NYC cracks down on unlicensed waste haulers with mob ties


City officials are looking into three companies that have allegedly been transporting waste without necessary licenses as part of a construction project at John F. Kennedy Airport.

New York City Mayor Eric Adams and other officials plan to crack down on local waste haulers with mob ties, reports the New York Daily News.

During a July 27 press conference, Adams said the city is currently looking into three companies—LMC Trucking Corp., Jersey City, New Jersey; Ferreira Construction Co., Branchburg, New Jersey; and Bond Civil & Utility Construction Inc., Medford, Massachusetts—under the premise that they have been hauling trash as part of a construction project at John F. Kennedy Airport (JFK) without required licenses from the New York City Business Integrity Commission (BIC).

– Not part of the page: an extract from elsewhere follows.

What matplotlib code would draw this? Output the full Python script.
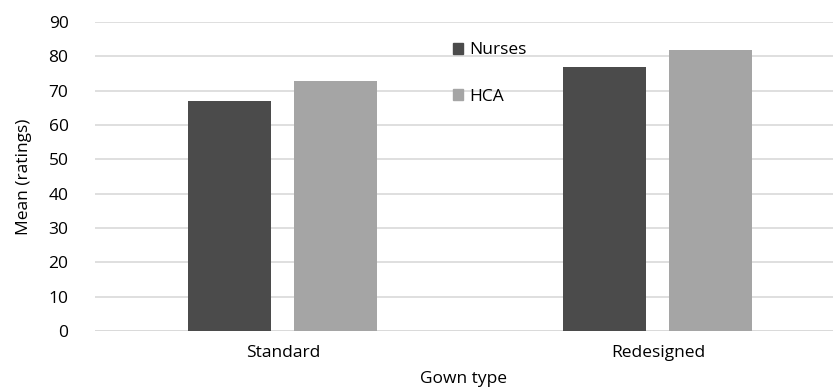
import numpy as np
import matplotlib.pyplot as plt
from matplotlib.patches import Patch

categories = ["Standard", "Redesigned"]
nurses = [67, 77]
hca = [72.7, 81.8]
series_names = ["Nurses", "HCA"]
colors = ["#4b4b4b", "#a5a5a5"]

plt.rcParams["font.family"] = ["Open Sans", "DejaVu Sans"]

fig = plt.figure(figsize=(8.33, 3.92), dpi=100)
ax = fig.add_axes([95 / 833, 61 / 392, 738 / 833, 309 / 392])

x = np.arange(len(categories))
w = 0.221
ax.bar(x - 0.142, nurses, w, color=colors[0], zorder=3)
ax.bar(x + 0.141, hca, w, color=colors[1], zorder=3)

ax.set_xlim(-0.5013, 1.4667)
ax.set_ylim(0, 90)
ax.set_yticks(range(0, 91, 10))
ax.yaxis.grid(True, color="#d9d9d9", linewidth=1.2, zorder=0)
for s in ax.spines.values():
    s.set_visible(False)
ax.axhline(0, color="#d9d9d9", linewidth=1.2, zorder=1)
ax.tick_params(axis="both", length=0, labelsize=12.5, colors="#000000")
ax.tick_params(axis="y", pad=19)
ax.tick_params(axis="x", pad=10)
ax.set_xticks(x)
ax.set_xticklabels(categories)
ax.set_ylabel("Mean (ratings)", fontsize=12.5, labelpad=12)
ax.set_xlabel("Gown type", fontsize=12.5, labelpad=7)

handles = [Patch(color=c) for c in colors]
ax.legend(handles, series_names, loc="upper left", bbox_to_anchor=(0.464, 0.985),
          frameon=False, fontsize=12.5, handlelength=0.6, handleheight=0.6,
          handletextpad=0.35, labelspacing=1.75)

fig.savefig("out.png", dpi=100)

“We cannot allow commercial waste hauling to become a dirty business,” Adams said of the illegal waste hauling. “New Yorkers deserve clean business practices in every industry, and on my watch, that’s what they will get. We will not tolerate criminal activity that threatens our public safety or the integrity of a critical industry.”

As reported by the Daily News, hauling commercial waste without a license from the BIC is punishable by up to six months in prison. Offenders can also face criminal fines of upward of $10,000, or $5,000 levies for every day of illegal hauling.

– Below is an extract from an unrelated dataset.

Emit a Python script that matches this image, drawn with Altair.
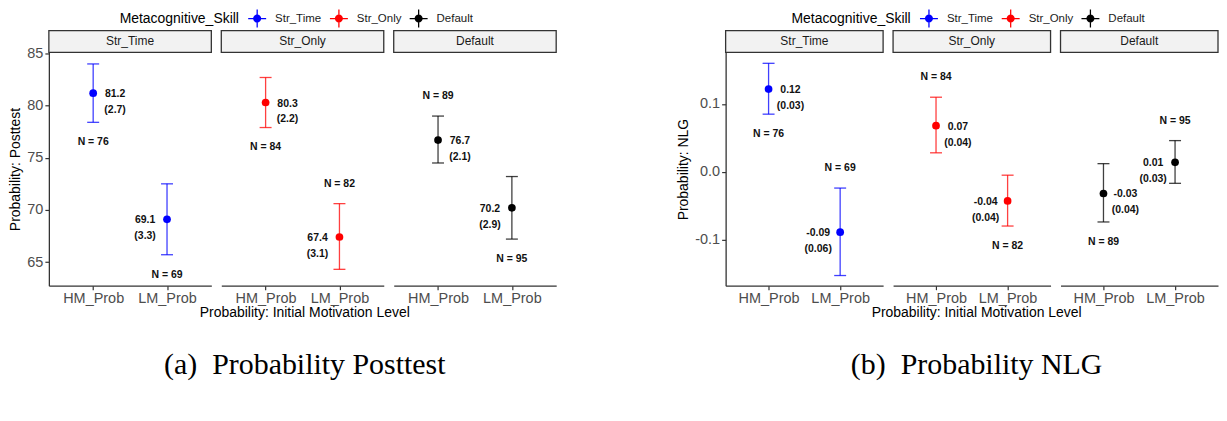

Port Authority Inspector General John Gay, whose agency helped the BIC investigate the illicit business operations, said the companies were hired by Delta Airlines as part of the construction work it was overseeing on the airport’s fourth terminal.

The most concerning of the three companies is LMC Trucking Corp., according to BIC Chairwoman Elizabeth Crotty, which kept hauling waste even though it was denied a license from the commission in 2020 due to the company principal’s connection to the Gambino crime family.

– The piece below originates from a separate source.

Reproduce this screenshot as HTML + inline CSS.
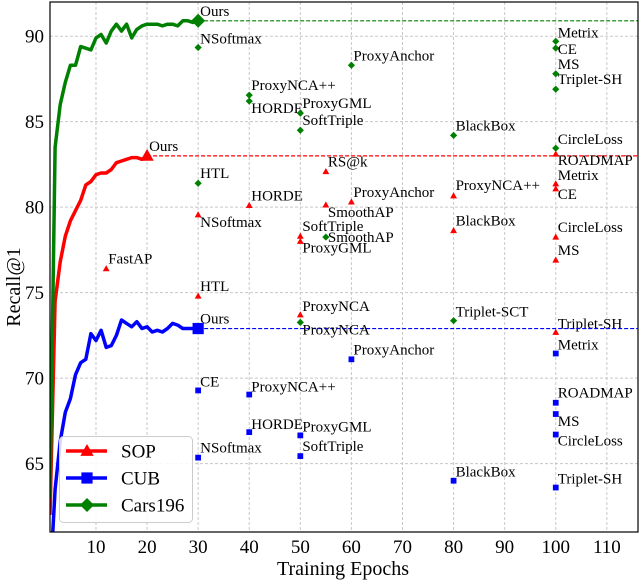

In 2019, William Cioffi admitted under oath in an unrelated court case that he paid off a Gambino captain to get waste management contracts. During the trial, Cioffi said he believed the tactic would bring in more trucking work.

Unlicensed commercial waste management emerged as a major issue in 2018 after Sanitation Salvage, one of the city’s largest haulers at the time, was stripped of its BIC license in the wake of its drivers being involved in several fatal vehicle crashes, reports the Daily News.

New York Police Department Commissioner Keechant Sewell said the crackdown on the illicit garbage runners will “make JFK safer.”

“It is imperative that we keep the busiest port on the East Coast operating safely and with the utmost integrity,” Sewell said during the July 27 press conference. “Not only is it our responsibility, [but] it is [also] critical to the infrastructure, economy, and vitality of our nation.”